Christmann noted that the venture had increased drilling rigs in the country from five to 11 since the beginning of 2021. More will come, he said, driving oil production growth. The venture plans to increase rigs to 15 in 2022.
“Looking ahead, we will be implementing a number of impactful ESG initiatives aligned with our focus areas of air, water, communities and people,” the CEO said.

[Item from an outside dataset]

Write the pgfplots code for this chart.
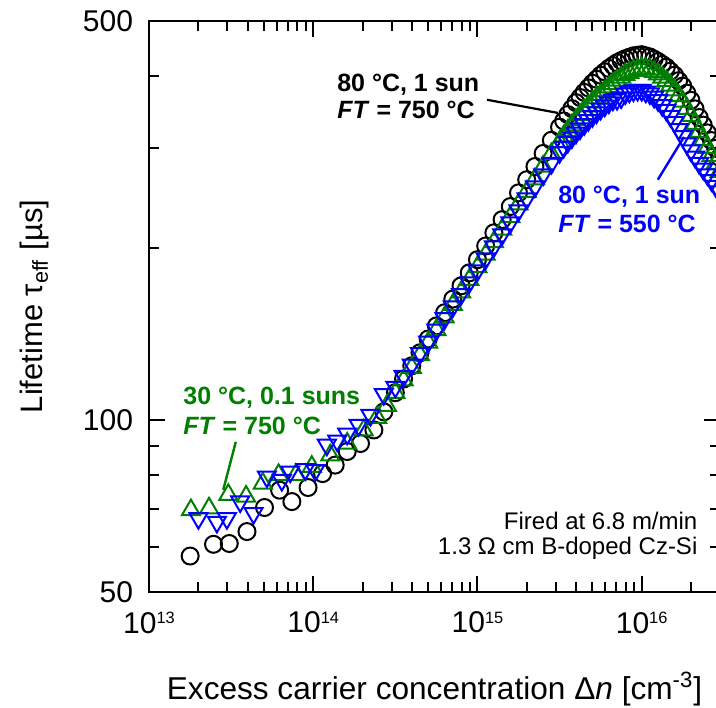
\documentclass[border=0pt]{standalone}
\usepackage{fontspec}
\setmainfont{Liberation Sans}
\usepackage{pgfplots}
\pgfplotsset{compat=1.18}
\usepackage{pgfplotstable}

\definecolor{dgreen}{RGB}{0,128,0}
\definecolor{dblue}{RGB}{0,0,255}

\newcommand{\sps}[1]{\raisebox{4.8bp}{\fontsize{8.2bp}{9bp}\selectfont #1}}

% low-injection points (sparse)
\pgfplotstableread{
x y
1.78e13 57.8
2.47e13 60.6
3.08e13 60.8
3.95e13 63.8
5.05e13 70.3
6.24e13 75.4
7.41e13 72.0
9.30e13 76.2
1.14e14 80.6
1.36e14 83.4
1.61e14 88.1
1.94e14 91.0
2.34e14 96.1
2.69e14 103.4
}\blacklow

\pgfplotstableread{
x y
1.80e13 69.6
2.32e13 70.1
3.04e13 74.0
3.90e13 73.5
4.93e13 77.5
6.15e13 80.2
7.83e13 80.2
9.80e13 82.9
1.27e14 86.8
1.61e14 91.0
2.03e14 96.0
2.45e14 101.0
2.81e14 106.0
}\greenlow

\pgfplotstableread{
x y
2.00e13 67.3
2.59e13 66.3
2.98e13 67.3
3.59e13 72.0
4.33e13 68.7
5.22e13 79.6
6.44e13 78.5
7.24e13 81.2
8.94e13 82.0
1.03e14 81.7
1.21e14 90.5
1.40e14 92.0
1.61e14 94.6
1.89e14 98.0
2.23e14 102.0
2.69e14 111.0
}\bluelow

% high-injection points (dense): x, black, green, blue
\pgfplotstableread{
x k g b
3.162e14 111.7 111.7 114.3
3.548e14 118.0 117.5 119.4
3.981e14 124.5 123.6 125.0
4.467e14 131.2 130.0 130.9
5.012e14 138.7 136.8 137.1
5.623e14 146.2 143.9 143.9
6.310e14 154.2 151.4 150.7
7.079e14 162.9 159.2 158.1
7.943e14 171.8 167.5 166.0
8.913e14 181.1 176.2 174.2
1.000e15 191.0 185.4 182.8
1.122e15 201.8 195.0 191.9
1.259e15 212.8 205.1 201.4
1.413e15 224.4 215.8 211.4
1.585e15 236.6 227.0 221.8
1.778e15 250.0 238.8 232.8
1.995e15 263.6 251.2 244.3
2.239e15 278.0 264.3 256.4
2.512e15 293.1 278.0 269.2
2.818e15 309.0 292.4 281.8
3.162e15 325.8 306.9 294.4
3.350e15 334.2 314.1 300.6
3.548e15 342.8 321.4 306.9
3.758e15 351.2 328.5 312.6
3.981e15 359.7 335.7 318.4
4.217e15 367.3 342.4 324.0
4.467e15 375.0 349.2 329.6
4.732e15 381.9 354.8 335.0
5.012e15 389.1 361.0 340.4
5.309e15 395.4 366.4 345.5
5.623e15 401.8 371.5 350.8
5.957e15 407.4 377.1 355.2
6.310e15 413.0 382.8 359.7
6.683e15 417.8 388.1 363.9
7.079e15 422.7 393.6 364.8
7.499e15 426.1 398.1 367.3
7.943e15 429.5 402.7 373.2
8.414e15 432.0 406.0 375.8
8.913e15 434.5 409.3 377.6
9.441e15 435.5 411.2 378.4
1.000e16 436.5 413.0 378.4
1.059e16 434.5 412.1 375.8
1.122e16 432.5 411.2 373.2
1.189e16 428.6 407.4 368.1
1.259e16 424.6 403.6 363.1
1.334e16 419.8 398.1 356.0
1.413e16 415.0 392.7 349.2
1.496e16 408.3 385.5 340.8
1.585e16 401.8 378.4 332.7
1.679e16 393.1 369.8 323.2
1.778e16 384.6 361.4 314.1
1.884e16 373.7 351.2 305.1
1.995e16 363.1 341.2 296.5
2.113e16 350.8 330.4 289.1
2.239e16 338.8 319.9 281.8
2.371e16 328.5 309.7 275.4
2.512e16 318.4 299.9 269.2
2.661e16 308.7 290.4 263.0
2.818e16 299.2 281.2 257.0
2.985e16 288.4 272.3 251.2
}\dense

\begin{document}
\begin{tikzpicture}
\begin{axis}[
  at={(0,0)}, anchor=south west,
  scale only axis, width=285.5bp, height=285.5bp,
  xmode=log, ymode=log,
  xmin=1e13, xmax=3e16, ymin=50, ymax=500,
  xtick={1e13,1e14,1e15,1e16},
  xticklabels={10\sps{13},10\sps{14},10\sps{15},10\sps{16}},
  minor xtick={2e13,3e13,4e13,5e13,6e13,7e13,8e13,9e13,
               2e14,3e14,4e14,5e14,6e14,7e14,8e14,9e14,
               2e15,3e15,4e15,5e15,6e15,7e15,8e15,9e15,
               2e16,3e16},
  ytick={50,100,500}, yticklabels={50,100,500},
  minor ytick={60,70,80,90,200,300,400},
  tick align=inside,
  major tick length=8bp, minor tick length=5bp,
  tick style={black, line width=1bp},
  axis line style={line width=1bp},
  tick label style={font=\fontsize{15bp}{18bp}\selectfont},
  xticklabel style={yshift=-6.5bp},
  yticklabel style={xshift=-4.5bp},
  xlabel={Excess carrier concentration Δ\textit{n} [cm\textsuperscript{-3}]},
  ylabel={Lifetime τ\textsubscript{eff} [µs]},
  xlabel style={font=\fontsize{15.8bp}{18bp}\selectfont, at={(axis description cs:0.5,-0.1891)}, anchor=base},
  ylabel style={font=\fontsize{15.5bp}{18bp}\selectfont, at={(axis description cs:-0.1874,0.5)}, anchor=base},
]
\addplot[only marks, mark=o, mark size=4.25bp, mark options={line width=1bp, draw=black}] table {\blacklow};
\addplot[only marks, mark=o, mark size=4.25bp, mark options={line width=1bp, draw=black}] table[x=x, y=k] {\dense};
\addplot[only marks, mark=triangle, mark size=5.2bp, mark options={line width=1bp, draw=dgreen}] table {\greenlow};
\addplot[only marks, mark=triangle, mark size=5.2bp, mark options={line width=1bp, draw=dgreen}] table[x=x, y=g] {\dense};
\addplot[only marks, mark=triangle, mark size=5.2bp, mark options={line width=1bp, draw=dblue, rotate=180}] table {\bluelow};
\addplot[only marks, mark=triangle, mark size=5.2bp, mark options={line width=1bp, draw=dblue, rotate=180}] table[x=x, y=b] {\dense};

% annotations
\draw[black, line width=1.1bp] (rel axis cs:0.592,0.862) -- (rel axis cs:0.716,0.839);
\draw[dblue, line width=1.2bp] (rel axis cs:0.891,0.722) -- (rel axis cs:0.937,0.797);
\draw[dgreen, line width=1.2bp] (rel axis cs:0.152,0.263) -- (rel axis cs:0.130,0.179);

\node[anchor=base west, inner sep=0, font=\fontsize{12.5bp}{15bp}\selectfont\bfseries] at (rel axis cs:0.329,0.876) {80 °C, 1 sun};
\node[anchor=base west, inner sep=0, font=\fontsize{12.5bp}{15bp}\selectfont\bfseries] at (rel axis cs:0.329,0.830) {\textit{FT} = 750 °C};

\node[anchor=base west, inner sep=0, text=dblue, font=\fontsize{12.5bp}{15bp}\selectfont\bfseries] at (rel axis cs:0.716,0.681) {80 °C, 1 sun};
\node[anchor=base west, inner sep=0, text=dblue, font=\fontsize{12.5bp}{15bp}\selectfont\bfseries] at (rel axis cs:0.716,0.629) {\textit{FT} = 550 °C};

\node[anchor=base west, inner sep=0, text=dgreen, font=\fontsize{12.5bp}{15bp}\selectfont\bfseries] at (rel axis cs:0.0595,0.3275) {30 °C, 0.1 suns};
\node[anchor=base west, inner sep=0, text=dgreen, font=\fontsize{12.5bp}{15bp}\selectfont\bfseries] at (rel axis cs:0.0595,0.275) {\textit{FT} = 750 °C};

\node[anchor=base east, inner sep=0, font=\fontsize{12bp}{14bp}\selectfont] at (rel axis cs:0.961,0.110) {Fired at 6.8 m/min};
\node[anchor=base east, inner sep=0, font=\fontsize{12bp}{14bp}\selectfont] at (rel axis cs:0.961,0.0665) {1.3 Ω cm B-doped Cz-Si};
\end{axis}
\pgfresetboundingbox
\useasboundingbox (-74.5bp,-58bp) rectangle (283.5bp,296bp);
\end{tikzpicture}
\end{document}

The joint venture agreed to a signature bonus of $100mn.
Egyptian President Abdel Fattah al-Sisi signed the modernised PSC on December 27. This brought into force the agreement with the Ministry of Petroleum and the Egyptian General Petroleum Corp. (EGPC).
The new agreement is retroactively dated to April 1, 2021. Oil minister Tarek El Molla, EGPC and the company have all signed.
In the details
Under the previous deal, the cost recovery system ranged from 25% to 40%, while profit was 60-75%. The new PSC sees cost recovery increased, to a fixed 40%, while freezing profit at 60%. Of the profit, 70% goes to EGPC and 30% to APA-Sinopec.
The joint venture will also be allowed to recover nearly $900mn of backlogged costs over a five-year period, starting in April 2021.
The venture expects that well completions will roughly triple in 2022 from 2021. The agreement increases proved reserves by 25%.
Based on a $72 barrel Brent price, APA-Sinopec should generate $850-900mn in free cash flow.
A presentation from APA revealed that a number of concessions were in backlog and not recovering historical costs. As a result, the venture did not invest in some potential projects because of a risk of “trapped costs”.
Now, APA said, nearly all in-country costs are eligible for recovery. A single “cost pool” gives access to what had been trapped costs. The new concession should not generate backlogged costs if Brent remains above $45 per barrel.